Frank L"ubeck has sent various comments and suggestions to our
internal mailing list gap-trouble''. In this mail I want to provide
an answer to his item (10), which is concerned with centraliser
computations.

GAP is sometimes able to compute the centraliser in a group $G$ of an
element $g$ even if $g$ does not belong to the parent group of $G$,
but if $G$ and $g$ are both contained in some overgroup (which is not
present as a GAP group).
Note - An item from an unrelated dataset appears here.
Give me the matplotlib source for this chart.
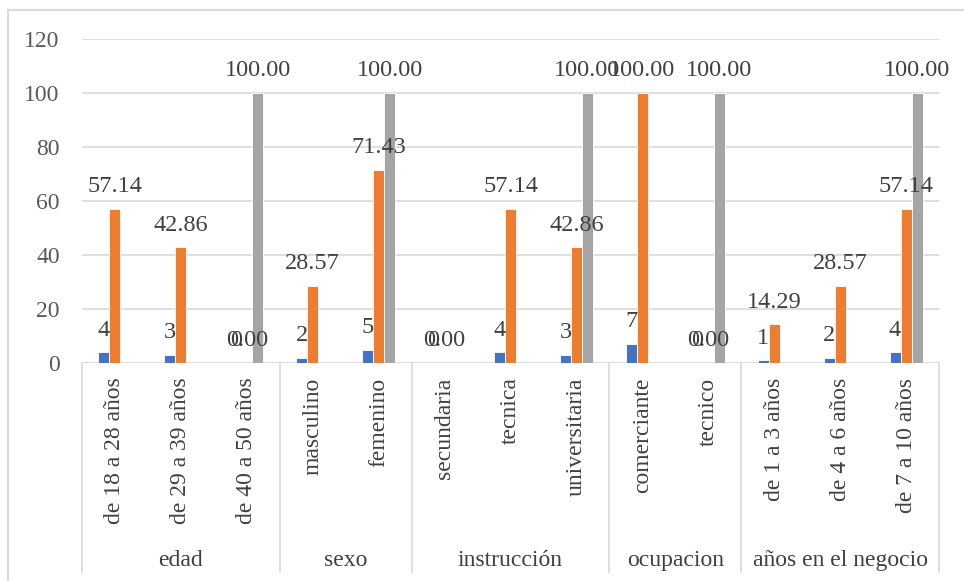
import numpy as np
import matplotlib
matplotlib.use("Agg")
import matplotlib.pyplot as plt
from matplotlib.patches import Rectangle

plt.rcParams['font.family'] = ['Liberation Serif', 'DejaVu Serif']

# datos
categorias = ["de 18 a 28 años", "de 29 a 39 años", "de 40 a 50 años",
              "masculino", "femenino",
              "secundaria", "tecnica", "universitaria",
              "comerciante", "tecnico",
              "de 1 a 3 años", "de 4 a 6 años", "de 7 a 10 años"]
grupos = ["edad", "sexo", "instrucción", "ocupacion", "años en el negocio"]
tam_grupos = [3, 2, 3, 2, 3]
frecuencia = [4, 3, 0, 2, 5, 0, 4, 3, 7, 0, 1, 2, 4]
porcentaje = [57.14, 42.86, 0.00, 28.57, 71.43, 0.00, 57.14, 42.86, 100.00, 0.00, 14.29, 28.57, 57.14]
acumulado = [np.nan, np.nan, 100.00, np.nan, 100.00, np.nan, np.nan, 100.00, np.nan, 100.00, np.nan, np.nan, 100.00]

azul = '#4472C4'
naranja = '#ED7D31'
gris = '#A5A5A5'
texto = '#404040'
linea = '#D9D9D9'

fig = plt.figure(figsize=(9.64, 5.81), dpi=100)
ax = fig.add_axes([82 / 964, 1 - 363 / 581, (939 - 82) / 964, (363 - 39) / 581])

x = np.arange(len(categorias))
w = 1 / 6
series = [(frecuencia, azul, -w, "{:.0f}"),
          (porcentaje, naranja, 0, "{:.2f}"),
          (acumulado, gris, w, "{:.2f}")]
for vals, col, off, fmt in series:
    vals = np.array(vals, dtype=float)
    ax.bar(x + off, vals, width=w, color=col, edgecolor='white', linewidth=0.6, zorder=3)
    for xi, v in zip(x, vals):
        if np.isnan(v):
            continue
        ax.annotate(fmt.format(v), (xi + off, v), xytext=(0, 12), textcoords='offset points',
                    ha='center', va='baseline', fontsize=17.5, color=texto, zorder=4)

ax.set_ylim(0, 120)
ax.set_xlim(-0.5, len(categorias) - 0.5)
ax.set_yticks(np.arange(0, 121, 20))
ax.tick_params(axis='y', length=0, labelsize=17, labelcolor='#595959', pad=16)
ax.set_xticks([])
ax.grid(axis='y', color=linea, linewidth=1.2, zorder=0)
for s in ax.spines.values():
    s.set_visible(False)
ax.axhline(0, color=linea, linewidth=1.2, zorder=2)

# eje de categorias con dos niveles
trans = ax.get_xaxis_transform()
for xi, c in zip(x, categorias):
    ax.text(xi, -0.045, c, rotation=90, ha='center', va='top', fontsize=17,
            color=texto, transform=trans)
bordes = np.concatenate([[0], np.cumsum(tam_grupos)]) - 0.5
for b in bordes:
    ax.plot([b, b], [0, -0.645], color=linea, linewidth=1.2, transform=trans, clip_on=False)
for g, a, b in zip(grupos, bordes[:-1], bordes[1:]):
    ax.text((a + b) / 2, -0.627, g, ha='center', va='baseline', fontsize=17,
            color=texto, transform=trans)

# borde del grafico
fig.patches.append(Rectangle((8 / 964, -0.05), 1.05, 1 - 10 / 581 + 0.05, transform=fig.transFigure,
                             fill=False, edgecolor=linea, linewidth=1.5))

fig.savefig('out.png', dpi=100)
For example, if $G$ is a permutation group
and $g$ is any permutation, then both are contained in some symmetric
group, so that it makes sense to define the centraliser

C_G(g) = { h\in G | g^h = g },

and this subgroup of $G$ could be computed by the same algorithm that
works if $g$ is an element of $G$. Unfortunately, the GAP dispatching
mechanism detects that $g$ is not an element of $G$ and delegates the
calculation to the default function

Stabilizer( G, g );

which calculates the orbit (i.e., the conjugacy class) of $g$ under
$G$ and uses Schreier's subgroup theorem to construct a generating set
for the stabiliser (i.e., the centraliser). This takes much longer
than the special function for permutation groups would take, and may
render the whole computation infeasible.

You can avoid this dispatching mechanism if you call

PermGroupOps.Centralizer( G, Group( g ) );

much faster. Of course this only works if $G$ is a permutation group
and $g$ a permutation.